Sunday, June 2nd 2024
AMD Outs Ryzen 5000XT Processors for Socket AM4, an 8-year Old Socket
AMD Socket AM4 is now an 8-year-old platform, since its debut back in 2016. AMD objectively went above and beyond for this platform, launching processors powered by the original "Zen," the refreshed "Zen+," the "Zen 2," and the Intel-beating "Zen 3" microarchitecture, including 3D V-cache versions of the "Zen 3" that were competitive even with Intel's 12th Gen Core "Alder Lake" processors in gaming. Those on older processors on AM4 are spoiled for choice with upgrades within the platform, without having to change it, with AMD releasing new processor models every year for the past 8 years. The 2024 launches include the Ryzen 5000XT series.
It's hard to call the Ryzen 5000XT a "series," since there are only two SKUs—the Ryzen 9 5900XT, and the Ryzen 7 5800XT. Neither of the two feature 3D V-cache, but push clock speeds up.

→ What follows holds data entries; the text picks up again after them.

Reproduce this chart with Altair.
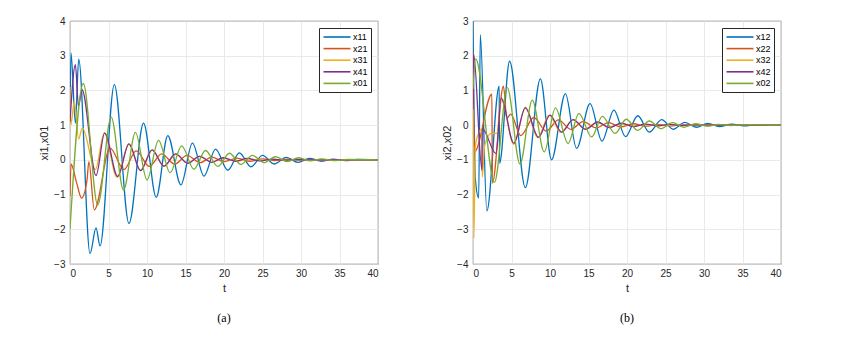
import altair as alt
import pandas as pd

# ---------------- Panel (a) : xi1, x01 ----------------
X11_T = [0, 0.13, 0.7, 1.13, 2.6, 3.38, 3.9, 5.76, 7.66, 9.55, 11.2, 12.7, 14.4, 15.9, 17.4, 18.9, 20.5, 22.0, 23.5, 25.0, 26.5, 28.1, 29.6, 31.1, 32.7, 34.2, 35.8, 37.3, 40]
X11_V = [1.2, 3.08, 1.06, 2.9, -2.7, -1.96, -2.48, 2.17, -1.83, 1.06, -1.08, 0.7, -0.72, 0.48, -0.47, 0.31, -0.3, 0.2, -0.2, 0.13, -0.12, 0.07, -0.07, 0.04, -0.04, 0.02, -0.02, 0.01, 0]

X21_T = [0, 0.13, 0.87, 1.5, 2.2, 2.45, 3.16, 5.2, 7.0, 8.6, 10.3, 11.9, 13.6, 15.2, 16.9, 18.4, 20.0, 21.7, 23.3, 25.0, 26.6, 28.3, 30.0, 31.6, 33.3, 35.0, 40]
X21_V = [-1.05, -0.12, -0.67, -1.1, -0.6, -0.05, -1.44, 0.34, -0.28, 0.26, -0.19, 0.17, -0.12, 0.13, -0.08, 0.08, -0.05, 0.05, -0.04, 0.03, -0.02, 0.02, -0.01, 0.01, -0.01, 0, 0]

X31_T = [0, 0.1, 0.56, 1.13, 1.6, 3.3, 4.45, 6.1, 7.65, 9.2, 10.7, 12.2, 13.8, 15.3, 16.9, 18.4, 20.0, 21.6, 23.2, 24.8, 26.4, 28.0, 30.0, 32.0, 40]
X31_V = [2.1, 1.0, 1.68, 0.6, 0.92, -0.28, 0.78, -0.5, 0.45, -0.31, 0.28, -0.18, 0.16, -0.1, 0.1, -0.07, 0.05, -0.04, 0.03, -0.02, 0.02, -0.01, 0.01, 0, 0]

X41_T = [0, 0.7, 1.1, 1.56, 3.38, 4.5, 6.2, 7.65, 9.15, 10.65, 12.2, 13.7, 15.3, 16.8, 18.4, 19.9, 21.5, 23.0, 24.6, 26.2, 27.8, 29.4, 31.0, 33.0, 40]
X41_V = [1.1, 2.74, 1.55, 2.02, -0.45, 0.77, -0.48, 0.46, -0.31, 0.29, -0.18, 0.17, -0.1, 0.1, -0.07, 0.06, -0.04, 0.04, -0.03, 0.02, -0.01, 0.01, 0, 0, 0]

X01_T = [0, 1.73, 3.6, 5.35, 6.95, 8.5, 10.0, 11.5, 13.0, 14.5, 16.1, 17.6, 19.2, 20.7, 22.2, 23.7, 25.2, 26.7, 28.2, 29.7, 31.2, 32.7, 34.2, 36.0, 40]
X01_V = [-2.0, 2.2, -1.3, 1.23, -0.87, 0.79, -0.58, 0.56, -0.37, 0.4, -0.27, 0.27, -0.19, 0.19, -0.13, 0.13, -0.08, 0.09, -0.05, 0.06, -0.03, 0.03, -0.02, 0.01, 0]

# ---------------- Panel (b) : xi2, x02 ----------------
X12_T = [0, 0.3, 0.74, 0.95, 1.8, 3.4, 3.45, 4.75, 6.8, 8.75, 10.2, 12.0, 13.45, 15.2, 16.75, 18.3, 19.8, 21.4, 22.9, 24.5, 26.0, 27.5, 29.0, 30.5, 32.0, 33.6, 35.2, 36.8, 40]
X12_V = [3.0, -1.53, -2.1, 2.6, -2.47, 1.12, -1.1, 1.84, -1.8, 1.33, -1.0, 0.91, -0.67, 0.62, -0.46, 0.43, -0.33, 0.27, -0.2, 0.16, -0.12, 0.08, -0.06, 0.05, -0.04, 0.03, -0.02, 0.01, 0]

X22_T = [0, 0.2, 2.45, 2.52, 3.95, 4.4, 4.9, 6.2, 7.9, 9.5, 11.1, 12.7, 14.3, 16.0, 17.6, 19.2, 20.8, 22.4, 24.0, 25.6, 27.2, 28.8, 30.5, 32.0, 34.0, 40]
X22_V = [2.1, -0.77, 0.89, -1.67, 1.12, 0.2, 0.32, -0.3, 0.22, -0.17, 0.15, -0.12, 0.1, -0.08, 0.07, -0.05, 0.04, -0.03, 0.02, -0.02, 0.01, -0.01, 0.01, 0, 0, 0]

X32_T = [0, 0.12, 0.3, 0.8, 1.15, 1.2, 1.5, 2.4, 3.1, 3.65, 5.3, 6.8, 8.4, 9.9, 11.4, 13.0, 14.5, 16.1, 17.6, 19.2, 20.8, 22.3, 24.0, 26.0, 28.0, 40]
X32_V = [0.6, -3.25, -0.6, -0.2, -0.1, -1.5, -0.6, -0.24, -0.24, 0.75, -0.55, 0.52, -0.36, 0.29, -0.21, 0.15, -0.11, 0.08, -0.06, 0.04, -0.03, 0.02, -0.01, 0, 0, 0]

X42_T = [0, 0.08, 1.17, 1.2, 3.0, 3.65, 5.3, 6.8, 8.5, 10.0, 11.5, 13.0, 14.6, 16.2, 17.7, 19.3, 20.8, 22.4, 24.0, 25.5, 27.0, 28.6, 30.2, 32.0, 34.0, 40]
X42_V = [0.45, 2.05, -1.3, -0.1, -0.82, 0.78, -0.52, 0.5, -0.35, 0.29, -0.2, 0.16, -0.12, 0.09, -0.07, 0.06, -0.04, 0.03, -0.02, 0.02, -0.01, 0.01, 0, 0, 0, 0]

X02_T = [0, 0.35, 2.8, 4.45, 6.1, 7.7, 9.25, 10.7, 12.35, 13.75, 15.4, 16.8, 18.45, 19.9, 21.4, 22.9, 24.4, 25.9, 27.4, 28.9, 30.4, 31.9, 33.5, 35.0, 40]
X02_V = [1.05, 1.91, -1.64, 1.08, -1.12, 0.72, -0.77, 0.5, -0.53, 0.34, -0.34, 0.25, -0.24, 0.17, -0.15, 0.12, -0.1, 0.07, -0.06, 0.04, -0.03, 0.02, -0.01, 0.01, 0]

SERIES_A = ["x11", "x21", "x31", "x41", "x01"]
SERIES_B = ["x12", "x22", "x32", "x42", "x02"]
COLORS = ["#0072BD", "#D95319", "#EDB120", "#7E2F8E", "#77AC30"]
X_TICKS = [0, 5, 10, 15, 20, 25, 30, 35, 40]
Y_TICKS_A = [-3, -2, -1, 0, 1, 2, 3, 4]
Y_TICKS_B = [-4, -3, -2, -1, 0, 1, 2, 3]


def frame(names, pairs):
    rows = []
    for name, (ts, vs) in zip(names, pairs):
        for t, v in zip(ts, vs):
            rows.append({"t": t, "v": v, "series": name})
    return pd.DataFrame(rows)


df_a = frame(SERIES_A, [(X11_T, X11_V), (X21_T, X21_V), (X31_T, X31_V), (X41_T, X41_V), (X01_T, X01_V)])
df_b = frame(SERIES_B, [(X12_T, X12_V), (X22_T, X22_V), (X32_T, X32_V), (X42_T, X42_V), (X02_T, X02_V)])

FONT = "Liberation Sans"
LEG_SYMBOL = "M-2.7,0L2.7,0"


def panel(df, names, ytitle, ydom, yticks, caption):
    return alt.Chart(df).mark_line(interpolate="monotone", strokeWidth=1.3, clip=True).encode(
        x=alt.X("t:Q", scale=alt.Scale(domain=[0, 40], nice=False, zero=False),
                axis=alt.Axis(values=X_TICKS, title="t", format="d")),
        y=alt.Y("v:Q", scale=alt.Scale(domain=ydom, nice=False, zero=False),
                axis=alt.Axis(values=yticks, title=ytitle, format="d")),
        color=alt.Color("series:N", sort=names,
                        scale=alt.Scale(domain=names, range=COLORS),
                        legend=alt.Legend(title=None, orient="top-right", offset=7,
                                          symbolType=LEG_SYMBOL, symbolSize=100,
                                          symbolStrokeWidth=1.6, symbolOffset=9,
                                          labelFont=FONT, labelFontSize=9, labelColor="#000000",
                                          strokeColor="#262626", fillColor="#ffffff",
                                          padding=3, rowPadding=0.6, labelOffset=10)),
        detail="series:N",
    ).properties(
        width=308, height=243,
        title=alt.TitleParams(caption, orient="bottom", font="Liberation Serif",
                              fontSize=12, fontWeight="normal", color="#000000", offset=20),
    )


pa = panel(df_a, SERIES_A, "xi1,x01", [-3, 4], Y_TICKS_A, "(a)")
pb = panel(df_b, SERIES_B, "xi2,x02", [-4, 3], Y_TICKS_B, "(b)")

chart = alt.hconcat(pa, pb, spacing=62).resolve_scale(color="independent").resolve_legend(
    color="independent"
).properties(
    padding={"left": 30, "top": 7, "right": 5, "bottom": 5}
).configure_view(
    stroke="#262626", strokeWidth=0.8
).configure_axis(
    grid=True, gridColor="#e4e4e4", gridWidth=0.8,
    domain=False, ticks=False,
    labelFont=FONT, labelFontSize=10, labelColor="#262626",
    titleFont=FONT, titleFontSize=11, titleFontWeight="normal", titleColor="#262626",
).configure_axisX(labelPadding=4, titlePadding=4).configure_axisY(labelPadding=5, titlePadding=4)

chart.save("out.html", embed_options={"renderer": "svg", "actions": False})
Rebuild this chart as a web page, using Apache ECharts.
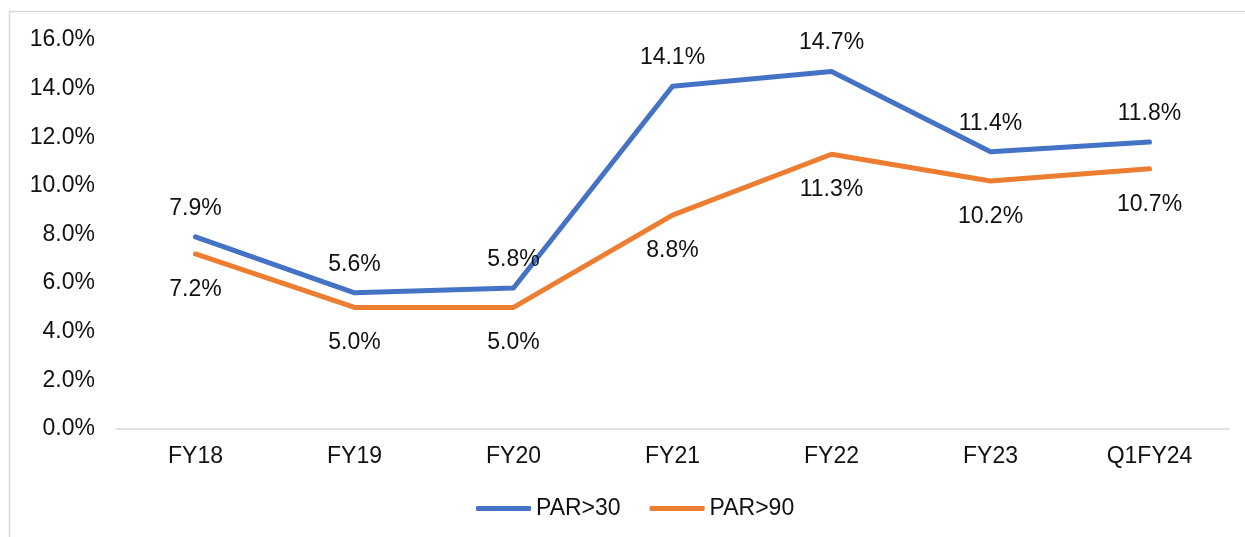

The Ryzen 9 5900XT is a 16-core/32-thread part, and is not meant to be confused with the 5900X, which is a 12-core/24-thread part. The 16-core 5900XT comes with a maximum boost frequency of 4.80 GHz, which is 100 MHz less than that of the 5950X. It has the same 105 W TDP, and a significantly lower $360 price. The Ryzen 7 5800XT, on the other hand, is an 8-core/16-thread chip with 4.80 GHz maximum boost frequency, compared to the 4.70 GHz of the 5800X, and the same 105 W TDP. It's priced around $260. Both chips include an AMD Wraith Prism RGB cooler that's capable of handling 140 W TDP processors. The Ryzen 9 5900XT is claimed by AMD to offer similar gaming performance to the Intel Core i7-13700K; while the 5800XT is claimed to play games competitively to the Intel Core i5-13600KF. Both chips should be available sometime in July, 2024.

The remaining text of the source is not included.